---------- Information shown ----------

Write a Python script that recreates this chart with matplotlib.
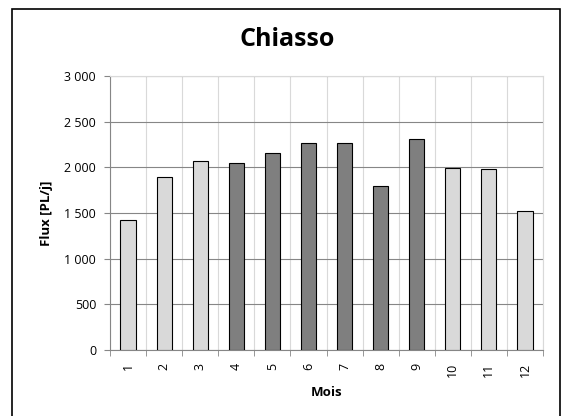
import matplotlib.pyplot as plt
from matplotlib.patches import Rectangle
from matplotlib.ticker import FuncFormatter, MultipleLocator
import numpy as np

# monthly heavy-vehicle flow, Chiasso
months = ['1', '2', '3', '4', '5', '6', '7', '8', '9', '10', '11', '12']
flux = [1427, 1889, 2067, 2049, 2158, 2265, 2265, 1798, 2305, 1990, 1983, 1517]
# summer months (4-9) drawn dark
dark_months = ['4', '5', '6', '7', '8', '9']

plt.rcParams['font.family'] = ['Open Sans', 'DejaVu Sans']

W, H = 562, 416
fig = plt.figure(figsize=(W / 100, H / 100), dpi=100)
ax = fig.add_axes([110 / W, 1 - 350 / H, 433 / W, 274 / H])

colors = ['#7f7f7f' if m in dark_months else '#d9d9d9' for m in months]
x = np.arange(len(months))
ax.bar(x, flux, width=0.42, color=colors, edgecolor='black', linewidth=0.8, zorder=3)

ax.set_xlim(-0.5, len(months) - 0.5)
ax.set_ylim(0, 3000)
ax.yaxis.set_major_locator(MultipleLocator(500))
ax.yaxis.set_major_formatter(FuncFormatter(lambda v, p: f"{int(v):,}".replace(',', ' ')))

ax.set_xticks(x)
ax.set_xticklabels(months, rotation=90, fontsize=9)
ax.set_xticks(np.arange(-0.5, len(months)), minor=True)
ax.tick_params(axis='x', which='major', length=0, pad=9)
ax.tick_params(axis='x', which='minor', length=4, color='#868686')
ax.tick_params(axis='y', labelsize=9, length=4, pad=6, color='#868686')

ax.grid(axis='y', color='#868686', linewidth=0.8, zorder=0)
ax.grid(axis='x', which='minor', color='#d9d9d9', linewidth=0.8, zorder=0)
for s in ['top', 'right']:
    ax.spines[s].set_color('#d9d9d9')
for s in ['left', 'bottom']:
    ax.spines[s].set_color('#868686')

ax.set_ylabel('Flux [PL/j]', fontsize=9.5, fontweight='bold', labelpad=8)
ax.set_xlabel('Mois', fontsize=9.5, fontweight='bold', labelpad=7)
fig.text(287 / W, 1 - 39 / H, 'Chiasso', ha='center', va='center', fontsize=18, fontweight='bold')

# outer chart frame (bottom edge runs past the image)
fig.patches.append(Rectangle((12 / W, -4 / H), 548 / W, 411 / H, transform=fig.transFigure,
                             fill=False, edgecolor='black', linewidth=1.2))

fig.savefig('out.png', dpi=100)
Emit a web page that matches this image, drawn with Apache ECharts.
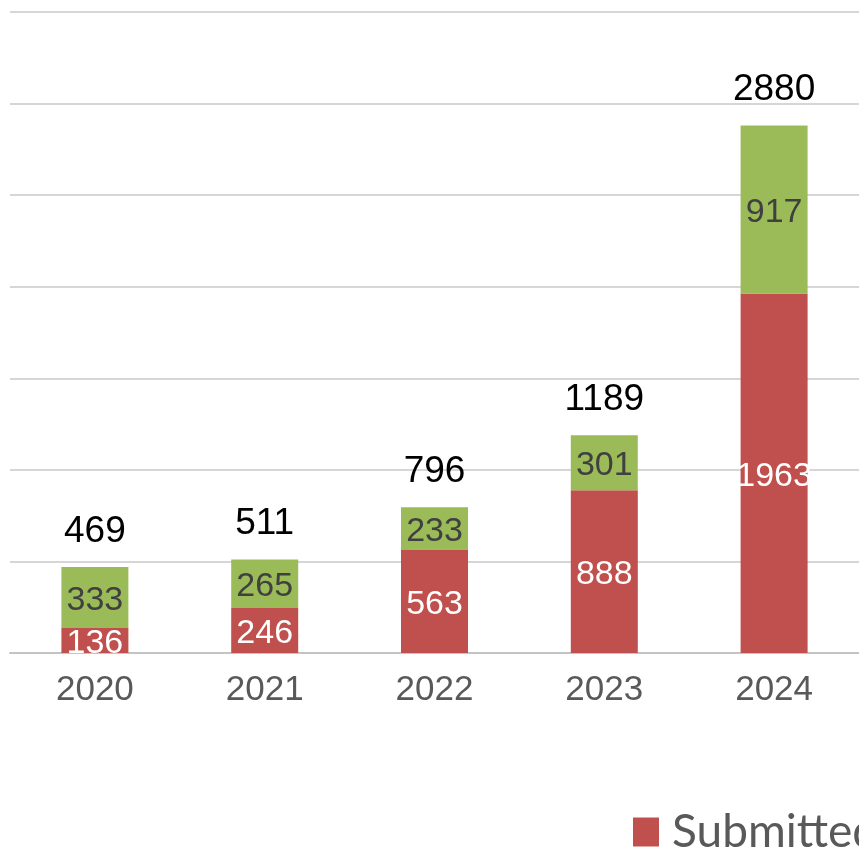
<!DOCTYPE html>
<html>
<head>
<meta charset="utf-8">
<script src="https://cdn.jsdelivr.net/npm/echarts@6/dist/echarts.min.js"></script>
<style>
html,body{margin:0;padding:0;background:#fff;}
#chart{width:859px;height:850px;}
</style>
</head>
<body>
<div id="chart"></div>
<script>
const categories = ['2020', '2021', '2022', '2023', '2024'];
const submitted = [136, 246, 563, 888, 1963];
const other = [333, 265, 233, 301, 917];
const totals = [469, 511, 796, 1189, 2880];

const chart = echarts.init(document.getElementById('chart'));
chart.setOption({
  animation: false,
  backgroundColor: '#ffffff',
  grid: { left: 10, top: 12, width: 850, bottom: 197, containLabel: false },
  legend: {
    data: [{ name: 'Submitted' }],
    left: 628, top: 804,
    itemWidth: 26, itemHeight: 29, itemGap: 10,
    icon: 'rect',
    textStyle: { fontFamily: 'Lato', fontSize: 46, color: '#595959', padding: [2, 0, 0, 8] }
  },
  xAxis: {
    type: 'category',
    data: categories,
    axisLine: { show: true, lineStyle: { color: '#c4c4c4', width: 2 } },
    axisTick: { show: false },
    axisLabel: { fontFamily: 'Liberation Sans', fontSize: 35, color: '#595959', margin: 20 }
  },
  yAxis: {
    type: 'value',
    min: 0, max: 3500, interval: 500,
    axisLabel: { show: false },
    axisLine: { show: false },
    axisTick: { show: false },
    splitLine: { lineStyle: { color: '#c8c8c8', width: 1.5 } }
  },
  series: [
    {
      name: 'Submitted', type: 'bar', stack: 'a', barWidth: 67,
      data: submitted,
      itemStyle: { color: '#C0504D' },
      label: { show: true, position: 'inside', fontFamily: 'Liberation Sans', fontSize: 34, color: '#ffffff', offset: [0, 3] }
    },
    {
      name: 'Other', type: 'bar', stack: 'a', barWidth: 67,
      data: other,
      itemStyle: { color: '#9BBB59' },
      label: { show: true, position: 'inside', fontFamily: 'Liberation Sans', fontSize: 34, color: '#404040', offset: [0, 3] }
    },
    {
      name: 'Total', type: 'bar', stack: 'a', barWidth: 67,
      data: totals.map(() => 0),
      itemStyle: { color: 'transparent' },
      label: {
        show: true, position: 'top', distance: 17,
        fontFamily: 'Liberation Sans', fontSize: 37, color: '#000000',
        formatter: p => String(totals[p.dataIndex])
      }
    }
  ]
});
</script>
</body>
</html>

----------

▶ **Goal of the exercise**
Above are records to transcribe exactly; leave their pictures out.

▶ **Written answer**
Write a Python script that recreates this chart with matplotlib.
import matplotlib.pyplot as plt
from matplotlib.patches import Rectangle
from matplotlib.ticker import FuncFormatter, MultipleLocator
import numpy as np

# monthly heavy-vehicle flow, Chiasso
months = ['1', '2', '3', '4', '5', '6', '7', '8', '9', '10', '11', '12']
flux = [1427, 1889, 2067, 2049, 2158, 2265, 2265, 1798, 2305, 1990, 1983, 1517]
# summer months (4-9) drawn dark
dark_months = ['4', '5', '6', '7', '8', '9']

plt.rcParams['font.family'] = ['Open Sans', 'DejaVu Sans']

W, H = 562, 416
fig = plt.figure(figsize=(W / 100, H / 100), dpi=100)
ax = fig.add_axes([110 / W, 1 - 350 / H, 433 / W, 274 / H])

colors = ['#7f7f7f' if m in dark_months else '#d9d9d9' for m in months]
x = np.arange(len(months))
ax.bar(x, flux, width=0.42, color=colors, edgecolor='black', linewidth=0.8, zorder=3)

ax.set_xlim(-0.5, len(months) - 0.5)
ax.set_ylim(0, 3000)
ax.yaxis.set_major_locator(MultipleLocator(500))
ax.yaxis.set_major_formatter(FuncFormatter(lambda v, p: f"{int(v):,}".replace(',', ' ')))

ax.set_xticks(x)
ax.set_xticklabels(months, rotation=90, fontsize=9)
ax.set_xticks(np.arange(-0.5, len(months)), minor=True)
ax.tick_params(axis='x', which='major', length=0, pad=9)
ax.tick_params(axis='x', which='minor', length=4, color='#868686')
ax.tick_params(axis='y', labelsize=9, length=4, pad=6, color='#868686')

ax.grid(axis='y', color='#868686', linewidth=0.8, zorder=0)
ax.grid(axis='x', which='minor', color='#d9d9d9', linewidth=0.8, zorder=0)
for s in ['top', 'right']:
    ax.spines[s].set_color('#d9d9d9')
for s in ['left', 'bottom']:
    ax.spines[s].set_color('#868686')

ax.set_ylabel('Flux [PL/j]', fontsize=9.5, fontweight='bold', labelpad=8)
ax.set_xlabel('Mois', fontsize=9.5, fontweight='bold', labelpad=7)
fig.text(287 / W, 1 - 39 / H, 'Chiasso', ha='center', va='center', fontsize=18, fontweight='bold')

# outer chart frame (bottom edge runs past the image)
fig.patches.append(Rectangle((12 / W, -4 / H), 548 / W, 411 / H, transform=fig.transFigure,
                             fill=False, edgecolor='black', linewidth=1.2))

fig.savefig('out.png', dpi=100)
Emit a web page that matches this image, drawn with Apache ECharts.
<!DOCTYPE html>
<html>
<head>
<meta charset="utf-8">
<script src="https://cdn.jsdelivr.net/npm/echarts@6/dist/echarts.min.js"></script>
<style>
html,body{margin:0;padding:0;background:#fff;}
#chart{width:859px;height:850px;}
</style>
</head>
<body>
<div id="chart"></div>
<script>
const categories = ['2020', '2021', '2022', '2023', '2024'];
const submitted = [136, 246, 563, 888, 1963];
const other = [333, 265, 233, 301, 917];
const totals = [469, 511, 796, 1189, 2880];

const chart = echarts.init(document.getElementById('chart'));
chart.setOption({
  animation: false,
  backgroundColor: '#ffffff',
  grid: { left: 10, top: 12, width: 850, bottom: 197, containLabel: false },
  legend: {
    data: [{ name: 'Submitted' }],
    left: 628, top: 804,
    itemWidth: 26, itemHeight: 29, itemGap: 10,
    icon: 'rect',
    textStyle: { fontFamily: 'Lato', fontSize: 46, color: '#595959', padding: [2, 0, 0, 8] }
  },
  xAxis: {
    type: 'category',
    data: categories,
    axisLine: { show: true, lineStyle: { color: '#c4c4c4', width: 2 } },
    axisTick: { show: false },
    axisLabel: { fontFamily: 'Liberation Sans', fontSize: 35, color: '#595959', margin: 20 }
  },
  yAxis: {
    type: 'value',
    min: 0, max: 3500, interval: 500,
    axisLabel: { show: false },
    axisLine: { show: false },
    axisTick: { show: false },
    splitLine: { lineStyle: { color: '#c8c8c8', width: 1.5 } }
  },
  series: [
    {
      name: 'Submitted', type: 'bar', stack: 'a', barWidth: 67,
      data: submitted,
      itemStyle: { color: '#C0504D' },
      label: { show: true, position: 'inside', fontFamily: 'Liberation Sans', fontSize: 34, color: '#ffffff', offset: [0, 3] }
    },
    {
      name: 'Other', type: 'bar', stack: 'a', barWidth: 67,
      data: other,
      itemStyle: { color: '#9BBB59' },
      label: { show: true, position: 'inside', fontFamily: 'Liberation Sans', fontSize: 34, color: '#404040', offset: [0, 3] }
    },
    {
      name: 'Total', type: 'bar', stack: 'a', barWidth: 67,
      data: totals.map(() => 0),
      itemStyle: { color: 'transparent' },
      label: {
        show: true, position: 'top', distance: 17,
        fontFamily: 'Liberation Sans', fontSize: 37, color: '#000000',
        formatter: p => String(totals[p.dataIndex])
      }
    }
  ]
});
</script>
</body>
</html>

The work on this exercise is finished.